My friend was treated in nursing home for serious injury. but when his health improved then the staff of nursing home neglected him therefore again his fall down in serious stage. does anybody there know how can i get justice?


----------



## NewEngland2007 (Dec 31, 2005)

Call a newspaper or tv station to see if they can tear themselves away from rants about police salaries for an investigative report on elder abuse.


----------



## 7costanza (Aug 29, 2006)

> does anybody there know how can i get justice?


Try Judge Judy....


----------



## rg1283 (Sep 14, 2005)

*Massachusetts Department of Public Health*
*Division of Health Care Quality*
Telephone: (617) 753-8000
Survey Tool Information: (617) 753-8000
*Web Site:* http://www.mass.gov/dph/dhcq


----------



## OfficerObie59 (Sep 14, 2007)

If you think there was negect and the person is an elder 60 or over, you can also call the Massachusetts Elder Abuse Hotline @ 1-800-882-2003.

Other resources:
http://www.massresources.org/pages.cfm?contentID=67&pageID=27&Subpages=yes#howtoreport


----------



## kwflatbed (Dec 29, 2004)

Is this a problem in MA or where you are posting from ??


----------



## ddp335 (Feb 6, 2009)

call or email any local news investigative team


----------



## Guest (Feb 26, 2009)

ddp335 said:


> call or email any local news investigative team


Where can i find this kind of team. and how they will help me?
I am not familiar to this law terminology so I don't know anything so please help me.


----------



## rg1283 (Sep 14, 2005)

You found this board, now get your ass in gear and use the information that was given to you!


----------



## 94c (Oct 21, 2005)

qtarsusy said:


> Where can i find this kind of team. and how they will help me?
> .


Rule #1. Do not, ever, ever, ask about this *team* in a public forum.

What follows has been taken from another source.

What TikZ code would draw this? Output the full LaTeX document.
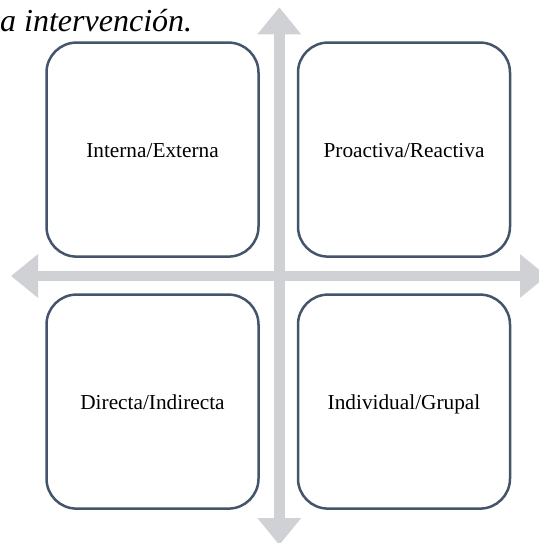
\documentclass[tikz,border=0pt]{standalone}
\usepackage{fontspec}
\setmainfont{Liberation Serif}
\usepackage{xcolor}
\usetikzlibrary{positioning,arrows.meta}
\definecolor{boxline}{RGB}{68,84,106}
\definecolor{axisgray}{RGB}{208,209,213}

\begin{document}
\begin{tikzpicture}[x=1pt,y=-1pt,
    quadbox/.style={rectangle, draw=boxline, line width=2.5pt, rounded corners=30pt,
        minimum width=212pt, minimum height=214pt, outer sep=0pt, align=center,
        text height=15.4pt, text depth=0pt,
        font=\fontsize{21.3}{25}\selectfont},
    axisarrow/.style={-{Triangle[width=42pt,length=27pt]}, line width=10.5pt, axisgray}
]
    \useasboundingbox (0,0) rectangle (538,543);

    % Caption
    \node[anchor=base west, inner sep=0pt, font=\fontsize{32}{38}\selectfont\itshape]
        (caption) at (0,31.7) {a intervención.};

    % Axes
    \coordinate (ctr) at (279.3,276);
    \coordinate (west) at (11,276);
    \coordinate (east) at (547,276);
    \coordinate (north) at (279.3,7.3);
    \coordinate (south) at (279.3,545);
    \draw[axisarrow] (ctr) -- (west);
    \draw[axisarrow] (ctr) -- (east);
    \draw[axisarrow] (ctr) -- (north);
    \draw[axisarrow] (ctr) -- (south);

    % Interna/Externa
    \node[quadbox] (q1) at (152.5,149.6) {Interna/Externa};

    % Proactiva/Reactiva
    \node[quadbox, right=39.5pt of q1] (q2) {Proactiva/Reactiva};

    % Directa/Indirecta
    \node[quadbox, below=38pt of q1] (q3) {Directa/Indirecta};

    % Individual/Grupal
    \node[quadbox, right=39.5pt of q3] (q4) {Individual/Grupal};

\end{tikzpicture}
\end{document}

You leave us no choice but to say, "What team?"
"What are you talking about?"

Any further correspondence must be made through regular mail. Choose a mailbox in a town you don't live in and make sure you're not followed.

Stand by said mailbox and make sure the guy that picks up the mail is actually a postal worker.


----------



## jettsixx (Dec 10, 2005)

94c said:


> Stand by said mailbox and make sure the guy that picks up the mail is actually a postal worker.


Be very careful these people can be masters of disguise, they will fool you into believing they are actual postal employees:


----------



## Johnny Law (Aug 8, 2008)

Isn't there some chain emails you should be sending?


----------



## frapmpd24 (Sep 3, 2004)

Try this:

The U.S. Department of Health and Human Services 
Office of the Inspector General
http://www.oig.hhs.gov/

The U.S. DHHS has federal agents who investigate federal crimes and violations related to nursing homes and other related institutions.

_On a side note: I had a retired H.H.S. supervising special agent as a professor when I was going for my bachelors degree. The retired agent started with the D.E.A. and then moved over to H.H.S. later in their career. Good career move due to the plenty of consulting oppurtunities related to healthcare compliance once retired. Just a thought for anyone (new or otherwise) who is looking for L.E. employment and/or something a little different. (Go to the same website noted above for more info)._


----------



## KozmoKramer (Apr 25, 2004)

OK, asked & answered.

Another one that needs a bus ride I deleted
more posts this morning asking the same question.


----------